Return each line of the data below exactly, omitting any pictures.

══════

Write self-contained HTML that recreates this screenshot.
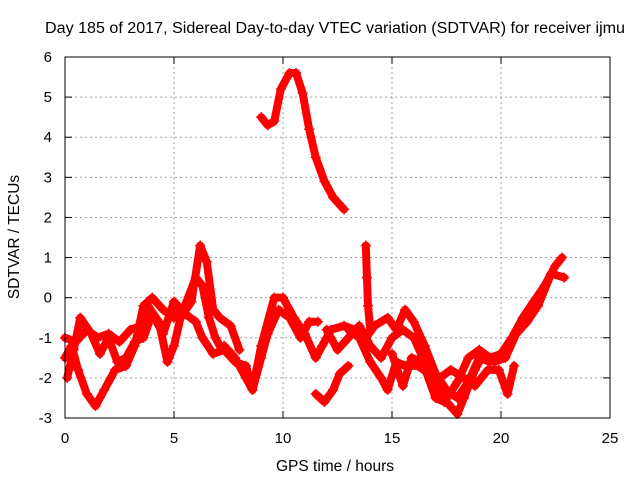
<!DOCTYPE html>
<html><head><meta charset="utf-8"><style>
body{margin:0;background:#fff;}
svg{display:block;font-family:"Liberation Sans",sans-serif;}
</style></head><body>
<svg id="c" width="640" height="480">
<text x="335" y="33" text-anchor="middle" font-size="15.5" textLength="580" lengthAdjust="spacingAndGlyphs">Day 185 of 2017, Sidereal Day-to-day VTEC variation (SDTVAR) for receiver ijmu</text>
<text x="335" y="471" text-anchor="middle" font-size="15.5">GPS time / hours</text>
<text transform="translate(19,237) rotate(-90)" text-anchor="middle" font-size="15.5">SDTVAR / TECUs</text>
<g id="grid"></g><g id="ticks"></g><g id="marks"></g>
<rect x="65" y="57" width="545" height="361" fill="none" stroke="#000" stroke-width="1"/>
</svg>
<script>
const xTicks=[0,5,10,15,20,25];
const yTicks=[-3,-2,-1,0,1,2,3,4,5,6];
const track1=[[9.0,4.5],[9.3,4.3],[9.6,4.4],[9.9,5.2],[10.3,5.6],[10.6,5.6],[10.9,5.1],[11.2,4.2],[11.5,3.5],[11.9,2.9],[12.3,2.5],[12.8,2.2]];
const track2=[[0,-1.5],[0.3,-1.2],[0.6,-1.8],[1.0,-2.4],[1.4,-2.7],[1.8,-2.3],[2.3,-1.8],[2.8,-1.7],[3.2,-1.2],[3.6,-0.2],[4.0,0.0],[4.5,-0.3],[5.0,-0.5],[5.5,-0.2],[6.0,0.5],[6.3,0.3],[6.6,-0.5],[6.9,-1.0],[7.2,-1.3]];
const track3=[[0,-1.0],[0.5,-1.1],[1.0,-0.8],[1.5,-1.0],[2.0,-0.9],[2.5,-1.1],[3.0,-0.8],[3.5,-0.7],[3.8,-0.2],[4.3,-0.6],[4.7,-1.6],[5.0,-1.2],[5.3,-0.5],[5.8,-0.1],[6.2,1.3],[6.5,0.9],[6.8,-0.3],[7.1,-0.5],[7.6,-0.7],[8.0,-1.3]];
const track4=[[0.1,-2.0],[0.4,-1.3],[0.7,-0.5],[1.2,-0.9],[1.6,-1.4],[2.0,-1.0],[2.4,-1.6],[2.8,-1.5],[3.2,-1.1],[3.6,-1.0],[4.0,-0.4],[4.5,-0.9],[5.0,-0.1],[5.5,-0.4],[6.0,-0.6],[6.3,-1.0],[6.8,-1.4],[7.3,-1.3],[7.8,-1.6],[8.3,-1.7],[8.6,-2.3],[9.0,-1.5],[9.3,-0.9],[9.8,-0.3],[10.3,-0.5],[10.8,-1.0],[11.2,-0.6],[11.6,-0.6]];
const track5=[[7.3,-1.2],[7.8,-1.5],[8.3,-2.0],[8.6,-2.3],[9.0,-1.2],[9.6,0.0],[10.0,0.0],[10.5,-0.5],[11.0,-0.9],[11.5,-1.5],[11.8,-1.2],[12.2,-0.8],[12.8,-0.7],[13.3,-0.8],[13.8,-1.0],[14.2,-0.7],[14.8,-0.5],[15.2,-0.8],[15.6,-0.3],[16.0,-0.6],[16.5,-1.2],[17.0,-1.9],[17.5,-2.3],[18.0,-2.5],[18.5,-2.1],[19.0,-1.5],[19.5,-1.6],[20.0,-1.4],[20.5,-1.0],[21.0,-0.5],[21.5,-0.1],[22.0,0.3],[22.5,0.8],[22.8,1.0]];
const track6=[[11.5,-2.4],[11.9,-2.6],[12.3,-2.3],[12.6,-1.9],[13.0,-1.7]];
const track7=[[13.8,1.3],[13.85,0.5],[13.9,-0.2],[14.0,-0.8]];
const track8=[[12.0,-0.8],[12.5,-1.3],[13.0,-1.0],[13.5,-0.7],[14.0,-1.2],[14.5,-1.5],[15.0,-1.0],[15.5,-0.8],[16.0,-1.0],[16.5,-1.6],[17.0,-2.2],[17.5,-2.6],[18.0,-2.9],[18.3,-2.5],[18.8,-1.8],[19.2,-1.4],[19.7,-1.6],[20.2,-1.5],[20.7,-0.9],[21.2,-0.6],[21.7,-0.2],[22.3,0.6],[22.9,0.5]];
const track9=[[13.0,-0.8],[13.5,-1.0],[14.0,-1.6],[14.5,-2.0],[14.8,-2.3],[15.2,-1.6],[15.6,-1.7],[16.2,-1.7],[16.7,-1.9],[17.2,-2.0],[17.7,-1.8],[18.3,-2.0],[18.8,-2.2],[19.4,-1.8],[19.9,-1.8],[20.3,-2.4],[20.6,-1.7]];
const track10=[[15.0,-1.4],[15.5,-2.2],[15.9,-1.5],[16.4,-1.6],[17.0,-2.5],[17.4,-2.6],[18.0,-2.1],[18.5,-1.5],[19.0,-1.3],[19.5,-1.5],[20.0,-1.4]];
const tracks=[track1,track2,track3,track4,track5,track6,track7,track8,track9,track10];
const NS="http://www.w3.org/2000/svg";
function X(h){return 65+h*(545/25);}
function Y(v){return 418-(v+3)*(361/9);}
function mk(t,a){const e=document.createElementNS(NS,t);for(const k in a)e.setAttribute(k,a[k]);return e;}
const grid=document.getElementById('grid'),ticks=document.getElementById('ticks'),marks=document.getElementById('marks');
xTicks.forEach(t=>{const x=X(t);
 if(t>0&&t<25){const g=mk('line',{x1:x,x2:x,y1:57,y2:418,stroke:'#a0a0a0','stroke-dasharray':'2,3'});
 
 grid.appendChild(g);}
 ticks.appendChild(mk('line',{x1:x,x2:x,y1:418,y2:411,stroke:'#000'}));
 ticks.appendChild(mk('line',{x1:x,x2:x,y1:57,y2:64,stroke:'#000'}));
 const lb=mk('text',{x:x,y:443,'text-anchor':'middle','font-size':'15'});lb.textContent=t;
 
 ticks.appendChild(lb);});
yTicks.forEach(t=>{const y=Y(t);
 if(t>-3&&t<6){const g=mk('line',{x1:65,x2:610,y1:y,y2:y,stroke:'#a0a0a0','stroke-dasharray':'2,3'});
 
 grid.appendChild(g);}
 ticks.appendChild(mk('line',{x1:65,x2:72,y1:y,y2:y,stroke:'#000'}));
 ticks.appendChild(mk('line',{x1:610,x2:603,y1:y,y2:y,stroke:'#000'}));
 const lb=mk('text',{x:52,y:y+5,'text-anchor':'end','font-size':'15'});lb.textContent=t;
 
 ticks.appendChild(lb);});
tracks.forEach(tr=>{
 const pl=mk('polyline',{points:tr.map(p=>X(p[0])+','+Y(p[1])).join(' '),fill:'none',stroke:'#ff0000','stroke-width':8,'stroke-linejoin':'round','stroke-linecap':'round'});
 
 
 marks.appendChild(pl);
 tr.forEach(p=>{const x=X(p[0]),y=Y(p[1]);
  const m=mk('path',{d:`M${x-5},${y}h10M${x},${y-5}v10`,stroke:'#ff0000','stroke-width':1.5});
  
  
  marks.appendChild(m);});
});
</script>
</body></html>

══════

** RESPONSE FOR THIS EXERCISE **
Write self-contained HTML that recreates this screenshot.
<!DOCTYPE html>
<html><head><meta charset="utf-8"><style>
body{margin:0;background:#fff;}
svg{display:block;font-family:"Liberation Sans",sans-serif;}
</style></head><body>
<svg id="c" width="640" height="480">
<text x="335" y="33" text-anchor="middle" font-size="15.5" textLength="580" lengthAdjust="spacingAndGlyphs">Day 185 of 2017, Sidereal Day-to-day VTEC variation (SDTVAR) for receiver ijmu</text>
<text x="335" y="471" text-anchor="middle" font-size="15.5">GPS time / hours</text>
<text transform="translate(19,237) rotate(-90)" text-anchor="middle" font-size="15.5">SDTVAR / TECUs</text>
<g id="grid"></g><g id="ticks"></g><g id="marks"></g>
<rect x="65" y="57" width="545" height="361" fill="none" stroke="#000" stroke-width="1"/>
</svg>
<script>
const xTicks=[0,5,10,15,20,25];
const yTicks=[-3,-2,-1,0,1,2,3,4,5,6];
const track1=[[9.0,4.5],[9.3,4.3],[9.6,4.4],[9.9,5.2],[10.3,5.6],[10.6,5.6],[10.9,5.1],[11.2,4.2],[11.5,3.5],[11.9,2.9],[12.3,2.5],[12.8,2.2]];
const track2=[[0,-1.5],[0.3,-1.2],[0.6,-1.8],[1.0,-2.4],[1.4,-2.7],[1.8,-2.3],[2.3,-1.8],[2.8,-1.7],[3.2,-1.2],[3.6,-0.2],[4.0,0.0],[4.5,-0.3],[5.0,-0.5],[5.5,-0.2],[6.0,0.5],[6.3,0.3],[6.6,-0.5],[6.9,-1.0],[7.2,-1.3]];
const track3=[[0,-1.0],[0.5,-1.1],[1.0,-0.8],[1.5,-1.0],[2.0,-0.9],[2.5,-1.1],[3.0,-0.8],[3.5,-0.7],[3.8,-0.2],[4.3,-0.6],[4.7,-1.6],[5.0,-1.2],[5.3,-0.5],[5.8,-0.1],[6.2,1.3],[6.5,0.9],[6.8,-0.3],[7.1,-0.5],[7.6,-0.7],[8.0,-1.3]];
const track4=[[0.1,-2.0],[0.4,-1.3],[0.7,-0.5],[1.2,-0.9],[1.6,-1.4],[2.0,-1.0],[2.4,-1.6],[2.8,-1.5],[3.2,-1.1],[3.6,-1.0],[4.0,-0.4],[4.5,-0.9],[5.0,-0.1],[5.5,-0.4],[6.0,-0.6],[6.3,-1.0],[6.8,-1.4],[7.3,-1.3],[7.8,-1.6],[8.3,-1.7],[8.6,-2.3],[9.0,-1.5],[9.3,-0.9],[9.8,-0.3],[10.3,-0.5],[10.8,-1.0],[11.2,-0.6],[11.6,-0.6]];
const track5=[[7.3,-1.2],[7.8,-1.5],[8.3,-2.0],[8.6,-2.3],[9.0,-1.2],[9.6,0.0],[10.0,0.0],[10.5,-0.5],[11.0,-0.9],[11.5,-1.5],[11.8,-1.2],[12.2,-0.8],[12.8,-0.7],[13.3,-0.8],[13.8,-1.0],[14.2,-0.7],[14.8,-0.5],[15.2,-0.8],[15.6,-0.3],[16.0,-0.6],[16.5,-1.2],[17.0,-1.9],[17.5,-2.3],[18.0,-2.5],[18.5,-2.1],[19.0,-1.5],[19.5,-1.6],[20.0,-1.4],[20.5,-1.0],[21.0,-0.5],[21.5,-0.1],[22.0,0.3],[22.5,0.8],[22.8,1.0]];
const track6=[[11.5,-2.4],[11.9,-2.6],[12.3,-2.3],[12.6,-1.9],[13.0,-1.7]];
const track7=[[13.8,1.3],[13.85,0.5],[13.9,-0.2],[14.0,-0.8]];
const track8=[[12.0,-0.8],[12.5,-1.3],[13.0,-1.0],[13.5,-0.7],[14.0,-1.2],[14.5,-1.5],[15.0,-1.0],[15.5,-0.8],[16.0,-1.0],[16.5,-1.6],[17.0,-2.2],[17.5,-2.6],[18.0,-2.9],[18.3,-2.5],[18.8,-1.8],[19.2,-1.4],[19.7,-1.6],[20.2,-1.5],[20.7,-0.9],[21.2,-0.6],[21.7,-0.2],[22.3,0.6],[22.9,0.5]];
const track9=[[13.0,-0.8],[13.5,-1.0],[14.0,-1.6],[14.5,-2.0],[14.8,-2.3],[15.2,-1.6],[15.6,-1.7],[16.2,-1.7],[16.7,-1.9],[17.2,-2.0],[17.7,-1.8],[18.3,-2.0],[18.8,-2.2],[19.4,-1.8],[19.9,-1.8],[20.3,-2.4],[20.6,-1.7]];
const track10=[[15.0,-1.4],[15.5,-2.2],[15.9,-1.5],[16.4,-1.6],[17.0,-2.5],[17.4,-2.6],[18.0,-2.1],[18.5,-1.5],[19.0,-1.3],[19.5,-1.5],[20.0,-1.4]];
const tracks=[track1,track2,track3,track4,track5,track6,track7,track8,track9,track10];
const NS="http://www.w3.org/2000/svg";
function X(h){return 65+h*(545/25);}
function Y(v){return 418-(v+3)*(361/9);}
function mk(t,a){const e=document.createElementNS(NS,t);for(const k in a)e.setAttribute(k,a[k]);return e;}
const grid=document.getElementById('grid'),ticks=document.getElementById('ticks'),marks=document.getElementById('marks');
xTicks.forEach(t=>{const x=X(t);
 if(t>0&&t<25){const g=mk('line',{x1:x,x2:x,y1:57,y2:418,stroke:'#a0a0a0','stroke-dasharray':'2,3'});
 
 grid.appendChild(g);}
 ticks.appendChild(mk('line',{x1:x,x2:x,y1:418,y2:411,stroke:'#000'}));
 ticks.appendChild(mk('line',{x1:x,x2:x,y1:57,y2:64,stroke:'#000'}));
 const lb=mk('text',{x:x,y:443,'text-anchor':'middle','font-size':'15'});lb.textContent=t;
 
 ticks.appendChild(lb);});
yTicks.forEach(t=>{const y=Y(t);
 if(t>-3&&t<6){const g=mk('line',{x1:65,x2:610,y1:y,y2:y,stroke:'#a0a0a0','stroke-dasharray':'2,3'});
 
 grid.appendChild(g);}
 ticks.appendChild(mk('line',{x1:65,x2:72,y1:y,y2:y,stroke:'#000'}));
 ticks.appendChild(mk('line',{x1:610,x2:603,y1:y,y2:y,stroke:'#000'}));
 const lb=mk('text',{x:52,y:y+5,'text-anchor':'end','font-size':'15'});lb.textContent=t;
 
 ticks.appendChild(lb);});
tracks.forEach(tr=>{
 const pl=mk('polyline',{points:tr.map(p=>X(p[0])+','+Y(p[1])).join(' '),fill:'none',stroke:'#ff0000','stroke-width':8,'stroke-linejoin':'round','stroke-linecap':'round'});
 
 
 marks.appendChild(pl);
 tr.forEach(p=>{const x=X(p[0]),y=Y(p[1]);
  const m=mk('path',{d:`M${x-5},${y}h10M${x},${y-5}v10`,stroke:'#ff0000','stroke-width':1.5});
  
  
  marks.appendChild(m);});
});
</script>
</body></html>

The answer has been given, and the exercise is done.